• _Data shown_
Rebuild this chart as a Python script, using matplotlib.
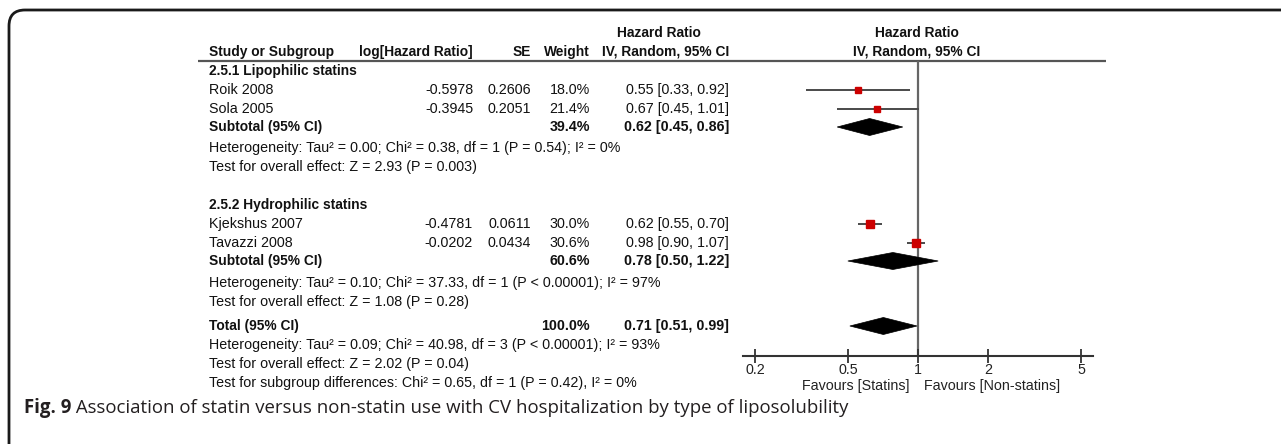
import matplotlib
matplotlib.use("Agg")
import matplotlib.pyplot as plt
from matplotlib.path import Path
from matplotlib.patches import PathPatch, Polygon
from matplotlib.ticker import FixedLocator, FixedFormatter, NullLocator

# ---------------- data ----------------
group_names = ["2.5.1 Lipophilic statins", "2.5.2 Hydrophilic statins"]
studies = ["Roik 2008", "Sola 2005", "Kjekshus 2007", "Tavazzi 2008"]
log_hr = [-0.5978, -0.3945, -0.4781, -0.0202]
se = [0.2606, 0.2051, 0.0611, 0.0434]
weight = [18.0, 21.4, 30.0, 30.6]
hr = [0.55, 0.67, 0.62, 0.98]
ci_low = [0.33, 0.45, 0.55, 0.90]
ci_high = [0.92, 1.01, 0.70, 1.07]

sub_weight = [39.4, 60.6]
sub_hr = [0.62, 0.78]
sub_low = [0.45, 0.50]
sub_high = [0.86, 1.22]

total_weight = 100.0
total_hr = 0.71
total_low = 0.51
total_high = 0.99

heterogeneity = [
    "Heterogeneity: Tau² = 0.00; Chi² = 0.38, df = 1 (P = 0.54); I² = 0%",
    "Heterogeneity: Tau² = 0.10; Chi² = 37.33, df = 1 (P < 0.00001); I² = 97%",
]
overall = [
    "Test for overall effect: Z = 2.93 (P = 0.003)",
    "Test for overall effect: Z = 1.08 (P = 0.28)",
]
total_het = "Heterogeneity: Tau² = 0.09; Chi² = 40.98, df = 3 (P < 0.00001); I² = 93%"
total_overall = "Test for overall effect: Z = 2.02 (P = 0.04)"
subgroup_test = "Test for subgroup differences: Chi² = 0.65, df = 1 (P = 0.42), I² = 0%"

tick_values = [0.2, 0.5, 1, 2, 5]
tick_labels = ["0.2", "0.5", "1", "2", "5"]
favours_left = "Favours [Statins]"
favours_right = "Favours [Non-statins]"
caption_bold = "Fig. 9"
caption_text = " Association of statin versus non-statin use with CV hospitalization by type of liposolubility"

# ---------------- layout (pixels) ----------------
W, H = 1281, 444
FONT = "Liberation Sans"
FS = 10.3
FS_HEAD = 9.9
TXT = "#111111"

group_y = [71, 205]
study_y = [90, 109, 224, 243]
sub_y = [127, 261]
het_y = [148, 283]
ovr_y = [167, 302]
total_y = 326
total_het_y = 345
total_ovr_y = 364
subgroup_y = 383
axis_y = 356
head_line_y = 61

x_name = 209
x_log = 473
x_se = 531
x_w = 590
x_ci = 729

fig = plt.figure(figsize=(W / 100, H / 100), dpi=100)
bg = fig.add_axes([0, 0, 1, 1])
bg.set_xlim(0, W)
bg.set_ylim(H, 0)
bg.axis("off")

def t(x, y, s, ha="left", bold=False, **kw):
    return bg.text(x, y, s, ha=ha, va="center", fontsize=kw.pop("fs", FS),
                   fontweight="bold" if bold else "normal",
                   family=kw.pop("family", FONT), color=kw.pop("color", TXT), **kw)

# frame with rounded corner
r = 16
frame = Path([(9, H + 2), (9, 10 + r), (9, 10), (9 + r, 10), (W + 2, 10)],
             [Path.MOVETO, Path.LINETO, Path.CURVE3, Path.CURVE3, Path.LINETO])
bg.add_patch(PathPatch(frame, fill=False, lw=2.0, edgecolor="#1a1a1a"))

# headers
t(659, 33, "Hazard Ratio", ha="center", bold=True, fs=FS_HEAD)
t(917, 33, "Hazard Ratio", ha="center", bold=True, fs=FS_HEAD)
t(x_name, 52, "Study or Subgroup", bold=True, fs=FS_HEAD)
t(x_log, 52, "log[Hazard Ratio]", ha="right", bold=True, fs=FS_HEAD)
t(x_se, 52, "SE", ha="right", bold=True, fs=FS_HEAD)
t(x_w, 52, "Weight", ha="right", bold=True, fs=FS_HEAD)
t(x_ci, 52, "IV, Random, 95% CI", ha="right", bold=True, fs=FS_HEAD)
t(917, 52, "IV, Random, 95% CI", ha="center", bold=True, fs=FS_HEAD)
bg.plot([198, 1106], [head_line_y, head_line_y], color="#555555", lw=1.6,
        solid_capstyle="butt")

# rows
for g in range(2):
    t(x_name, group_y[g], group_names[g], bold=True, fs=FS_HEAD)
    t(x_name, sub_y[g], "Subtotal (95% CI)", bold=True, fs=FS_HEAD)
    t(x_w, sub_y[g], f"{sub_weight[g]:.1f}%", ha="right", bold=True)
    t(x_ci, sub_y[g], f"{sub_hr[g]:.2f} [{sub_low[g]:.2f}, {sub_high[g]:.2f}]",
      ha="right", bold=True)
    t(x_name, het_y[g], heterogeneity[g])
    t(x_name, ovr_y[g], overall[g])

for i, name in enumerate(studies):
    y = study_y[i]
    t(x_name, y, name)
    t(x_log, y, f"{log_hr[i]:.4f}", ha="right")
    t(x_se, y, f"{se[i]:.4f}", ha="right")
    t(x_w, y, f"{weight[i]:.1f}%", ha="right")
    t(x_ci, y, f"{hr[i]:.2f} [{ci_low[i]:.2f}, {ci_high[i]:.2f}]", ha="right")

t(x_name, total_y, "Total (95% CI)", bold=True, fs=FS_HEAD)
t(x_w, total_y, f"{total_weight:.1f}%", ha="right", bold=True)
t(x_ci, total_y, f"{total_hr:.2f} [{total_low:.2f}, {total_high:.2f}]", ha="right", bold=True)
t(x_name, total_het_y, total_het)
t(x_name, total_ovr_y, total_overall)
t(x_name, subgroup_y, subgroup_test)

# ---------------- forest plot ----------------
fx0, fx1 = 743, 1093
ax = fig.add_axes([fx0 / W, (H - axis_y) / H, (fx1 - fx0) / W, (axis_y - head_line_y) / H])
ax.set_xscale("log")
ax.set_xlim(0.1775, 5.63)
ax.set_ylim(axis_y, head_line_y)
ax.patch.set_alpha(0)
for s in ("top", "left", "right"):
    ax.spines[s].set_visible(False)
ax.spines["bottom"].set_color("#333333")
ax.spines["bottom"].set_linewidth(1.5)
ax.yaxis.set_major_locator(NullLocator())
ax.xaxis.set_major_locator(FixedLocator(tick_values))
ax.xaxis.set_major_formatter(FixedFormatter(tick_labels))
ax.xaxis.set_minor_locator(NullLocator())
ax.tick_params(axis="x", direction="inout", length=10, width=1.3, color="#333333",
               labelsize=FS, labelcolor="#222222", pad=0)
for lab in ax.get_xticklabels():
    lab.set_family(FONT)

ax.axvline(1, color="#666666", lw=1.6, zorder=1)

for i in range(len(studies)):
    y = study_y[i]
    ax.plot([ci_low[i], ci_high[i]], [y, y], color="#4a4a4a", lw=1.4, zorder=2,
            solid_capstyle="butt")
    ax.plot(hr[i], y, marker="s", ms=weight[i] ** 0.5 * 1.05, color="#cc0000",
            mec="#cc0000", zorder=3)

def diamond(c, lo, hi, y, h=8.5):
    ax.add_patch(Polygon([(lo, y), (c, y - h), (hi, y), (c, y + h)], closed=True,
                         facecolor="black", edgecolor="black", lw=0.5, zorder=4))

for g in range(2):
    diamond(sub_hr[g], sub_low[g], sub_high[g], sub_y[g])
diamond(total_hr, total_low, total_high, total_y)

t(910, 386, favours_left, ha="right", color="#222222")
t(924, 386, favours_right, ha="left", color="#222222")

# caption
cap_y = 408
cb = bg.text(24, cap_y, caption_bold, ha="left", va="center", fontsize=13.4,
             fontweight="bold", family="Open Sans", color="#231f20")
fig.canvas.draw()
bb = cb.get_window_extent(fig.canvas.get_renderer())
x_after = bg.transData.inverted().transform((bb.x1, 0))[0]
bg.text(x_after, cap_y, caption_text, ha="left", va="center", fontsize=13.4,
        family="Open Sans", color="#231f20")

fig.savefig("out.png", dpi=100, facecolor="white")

• _Your task_
Filter the listing above by the word "matplotlib"; copy each line that passes.

• _The completed task_
Rebuild this chart as a Python script, using matplotlib.
import matplotlib
matplotlib.use("Agg")
import matplotlib.pyplot as plt
from matplotlib.path import Path
from matplotlib.patches import PathPatch, Polygon
from matplotlib.ticker import FixedLocator, FixedFormatter, NullLocator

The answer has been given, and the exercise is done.